I'm looking for someone with which to collaborate on a handful of upcoming projects, starting with the book for the NEX F3 and F5.  Email me if you'd like more details. 

(To the rest of you: Don't worry; I'm not diluting my brand.  I will have my hand and mark on every page.  I know what makes my books different and I intend to keep those qualities intact!  This latest book, for example, (plus an earlier book on the A560 / A580) was a collaborative effort with Australian photographer Tony Phillips (, who has the requisite qualities I'm looking for, and the jointly-written books keep the same detail and flavor (and are just as popular as) my solo works.)

Least Likely Place to License an Image

One of my readers found this on a wall in a bar in Slovakia called Subway Fotka.

I don't know what's more impressive - the fact that they found my work compelling enough to put on their wall, or that they made a giant enlargement from the 72 dpi image on the web site and left my website / watermark there.  I could go after them, but it will probably amount to $1.47 / hr.  How principled should I be? :-)

NEXT TIME: Photographer David DeBar reveals how he gets these amazing hummingbird shots (hint: it's not just a matter of using a fast shutter speed...this was 1/250th of a second!):

Until then…

Yours Truly, Gary Friedman

========================= London seminar now open for registration!


  1. VERY excited to learn you are writing an RX100 book! I have just bought one and am immediately impressed - just love it and want to know more. What better way than with you as guide!!

  2. Gary,

    Yes, an RX100 book would be fantastic. I'm seeing lots of forum posts from folks who come from a pure P&S background, and really don't understand the world of "photography" that the RX100 dumps them into. The fact that the camera doesn't even come with the "handbook" guide on a CD doesn't help, either.

    It's a PERFECT need for a Gary Friedman book, wherein these folks can learn the camera and photography at the same time. You can rest assured that we will send these folks your way, after we buy our own copies.

  3. You continue to blow me away!!! You are amazing. Truly one of a kind fantastic.
    Thank YOU!

  4. Gary,

    Another great post - I too have found that the modern jpegs can give RAW a run for its money when used in good conditions and even ion some circumstances where it isn't!

  5. Hi Gary, I am from Indonesia and would love to go to your seminar but KL is a bit too far. Any chance to do seminar in singapore? I have relative there so don't have to stay at hotel.

    1. There's always a chance! If you're a member of a local photo club, have them contact me. (Gary at Friedman Archives dot com.(

  6. Gary, while I agree that jpeg quality from today's cameras are very good, you can't get around the fact that if you want to edit the photos afterwards, you are at a disadvantage if you didn't shoot in RAW. You can argue that most people don't edit their photos, but I think that is just because most people don't know how.

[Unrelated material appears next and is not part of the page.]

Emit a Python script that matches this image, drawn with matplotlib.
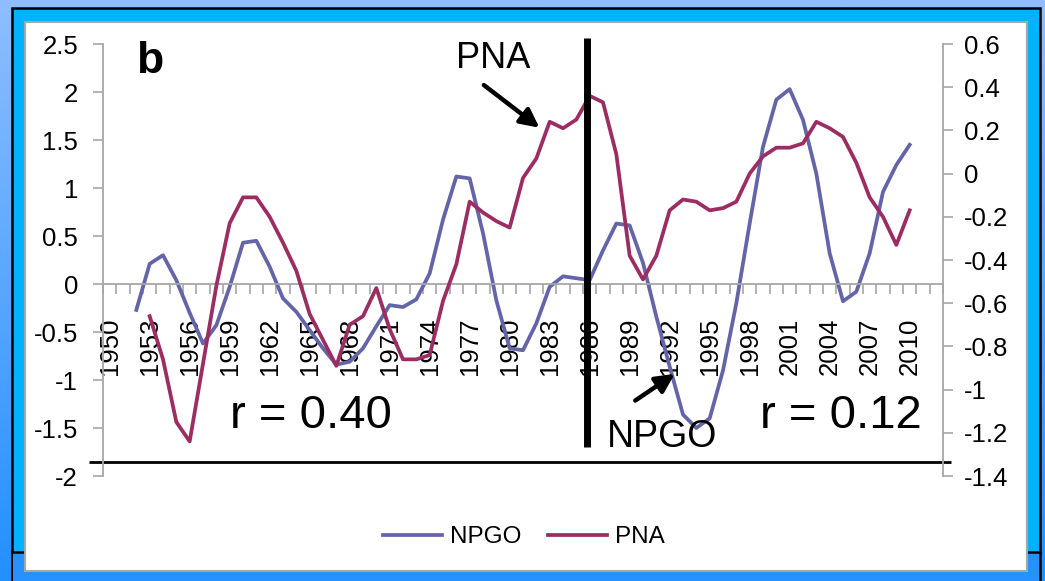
import numpy as np
import matplotlib
matplotlib.use("Agg")
import matplotlib.pyplot as plt
from matplotlib.colors import LinearSegmentedColormap
from matplotlib.patches import Rectangle
from matplotlib.ticker import FuncFormatter

plt.rcParams['font.family'] = ['Liberation Sans', 'DejaVu Sans']
plt.rcParams['axes.unicode_minus'] = False

# NPGO index (left axis)
npgo_years = list(range(1952, 2011))
npgo = [-0.27, 0.21, 0.30, 0.04, -0.30, -0.62, -0.43, -0.03, 0.43, 0.45,
        0.18, -0.15, -0.29, -0.48, -0.67, -0.84, -0.81, -0.67, -0.44, -0.22,
        -0.24, -0.16, 0.11, 0.67, 1.12, 1.10, 0.53, -0.17, -0.67, -0.69,
        -0.41, -0.03, 0.08, 0.06, 0.04, 0.35, 0.63, 0.61, 0.22, -0.34,
        -0.86, -1.36, -1.50, -1.40, -0.90, -0.20, 0.63, 1.43, 1.92, 2.03,
        1.71, 1.15, 0.32, -0.18, -0.08, 0.32, 0.96, 1.24, 1.45]

# PNA index (right axis)
pna_years = list(range(1953, 2011))
pna = [-0.66, -0.86, -1.15, -1.24, -0.88, -0.52, -0.23, -0.11, -0.11, -0.20,
       -0.32, -0.45, -0.65, -0.77, -0.89, -0.70, -0.66, -0.53, -0.72, -0.86,
       -0.86, -0.84, -0.59, -0.42, -0.13, -0.18, -0.22, -0.25, -0.02, 0.07,
       0.24, 0.21, 0.25, 0.36, 0.33, 0.09, -0.38, -0.49, -0.38, -0.17,
       -0.12, -0.13, -0.17, -0.16, -0.13, 0.00, 0.08, 0.12, 0.12, 0.14,
       0.24, 0.21, 0.17, 0.05, -0.11, -0.20, -0.33, -0.17]

year_labels = list(range(1950, 2011, 3))
left_ticks = np.arange(-2, 2.51, 0.5)
right_ticks = np.arange(-1.4, 0.61, 0.2)
split_year = 1985.8

NPGO_C = '#6464A8'
PNA_C = '#9B2D62'
GRAY = '#A6A6A6'
W, H = 1045, 581

fig = plt.figure(figsize=(W / 100, H / 100), dpi=100)

# slide background: gradient, cyan frame, white chart panel
bg = fig.add_axes([0, 0, 1, 1], zorder=-10)
grad = np.linspace(0, 1, 256).reshape(-1, 1)
cmap = LinearSegmentedColormap.from_list('bgblue', ['#8EBEFF', '#2290FF'])
bg.imshow(grad, aspect='auto', cmap=cmap, extent=[0, W, H, 0], zorder=0)
bg.add_patch(Rectangle((11.5, 8), 1028, 620, facecolor='#00B2FF', edgecolor='black', lw=1.8, zorder=1))
bg.add_patch(Rectangle((12.5, 552.5), 1026, 40, facecolor='#2592FF', edgecolor='none', zorder=1.1))
bg.plot([11.5, 1039.5], [552, 552], color='black', lw=1.8, zorder=1.2)
bg.add_patch(Rectangle((25, 22), 1002, 549, facecolor='white', edgecolor=GRAY, lw=1.5, zorder=2))
bg.set_xlim(0, W)
bg.set_ylim(H, 0)
bg.axis('off')

# plot area
ax = fig.add_axes([103 / W, 1 - 476 / H, 840 / W, 432 / H])
ax.patch.set_visible(False)
ax.plot(npgo_years, npgo, color=NPGO_C, lw=2.7, label='NPGO')
ax.set_xlim(1949.5, 2012.5)
ax.set_ylim(-2, 2.5)
ax.set_yticks(left_ticks)
ax.yaxis.set_major_formatter(FuncFormatter(lambda v, p: f'{round(v, 1) + 0:g}'))
ax.spines['bottom'].set_position(('data', 0))
for s in ['top', 'right']:
    ax.spines[s].set_visible(False)
for s in ['bottom', 'left']:
    ax.spines[s].set_color(GRAY)
    ax.spines[s].set_linewidth(1.3)
ax.set_xticks(year_labels)
ax.set_xticklabels([str(y) for y in year_labels])
ax.set_xticks(np.arange(1949.5, 2012.6, 1), minor=True)
ax.tick_params(axis='x', which='major', length=0, pad=24, labelsize=18.5, labelrotation=90)
ax.tick_params(axis='x', which='minor', length=7, width=1.2, color=GRAY, direction='out')
ax.tick_params(axis='y', length=7, width=1.2, color=GRAY, pad=11, labelsize=18.5)

ax2 = ax.twinx()
ax2.plot(pna_years, pna, color=PNA_C, lw=2.7, label='PNA')
ax2.set_ylim(-1.4, 0.6)
ax2.set_yticks(right_ticks)
ax2.yaxis.set_major_formatter(FuncFormatter(lambda v, p: f'{round(v, 1) + 0:g}'))
for s in ['top', 'left', 'bottom']:
    ax2.spines[s].set_visible(False)
ax2.spines['right'].set_color(GRAY)
ax2.spines['right'].set_linewidth(1.3)
ax2.tick_params(axis='y', length=7, width=1.2, color=GRAY, pad=8, labelsize=18.5)

# period split and baseline shapes
ax2.axvline(split_year, ymin=0.067, ymax=1.0139, color='black', lw=5, clip_on=False,
            zorder=5, solid_capstyle='butt')
ax.axhline(-1.854, xmin=-0.017, xmax=1.0095, color='black', lw=2, clip_on=False,
           solid_capstyle='butt')

# annotations
td = ax.transData
ax2.text(1952.0, 2.2, 'b', fontsize=32, fontweight='bold', transform=td)
ax2.text(1978.8, 2.25, 'PNA', fontsize=26, ha='center', transform=td)
ax2.annotate('', xy=(1982.4, 1.61), xytext=(1977.9, 2.09), xycoords=td, textcoords=td,
             arrowprops=dict(arrowstyle='-|>', lw=3.2, mutation_scale=28, color='black'))
ax2.text(1991.4, -1.70, 'NPGO', fontsize=27, ha='center', transform=td, zorder=6)
ax2.annotate('', xy=(1992.55, -0.92), xytext=(1989.25, -1.23), xycoords=td, textcoords=td,
             arrowprops=dict(arrowstyle='-|>', lw=3.2, mutation_scale=28, color='black'))
ax2.text(1959.0, -1.5, 'r = 0.40', fontsize=34, transform=td)
ax2.text(1998.8, -1.5, 'r = 0.12', fontsize=34, transform=td)

h1, l1 = ax.get_legend_handles_labels()
h2, l2 = ax2.get_legend_handles_labels()
fig.legend(h1 + h2, l1 + l2, loc='center', bbox_to_anchor=(524 / W, 1 - 537 / H), ncol=2,
           frameon=False, fontsize=17.5, handlelength=2.4, handletextpad=0.35, columnspacing=1.1)

fig.savefig('out.png', dpi=100)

    Take myself as an example. I am a proficient photographer with a lot of experience with RAW shooting and photo editing. I recently returned from a holiday trip to Mallorca, with some 200 shots in the box - all in RAW format. About 40% of them needed exposure correction, 20% where in serious need of white balance correction and 25% needed levelling or cropping to turn out right. If I had only had the camera jpeg's, I would have had hard time correcting many of these problems.

    It's not the quality of the jpeg's that are in question I think. It is the settings that the camera applies before taking the shot, as well as what goes on about 20 cm behind the viewfinder at the time the image is shot. And shooting RAW really does give you the best starting point for fixing these types of problems.

    1. Please re-read the section starting with "now before the hate mail pours in"...


  7. Gary--
    So, nu, when is the guide to the F3 going to come out? I love my camera, but need more telephoto than the kit lens. What do you recommend?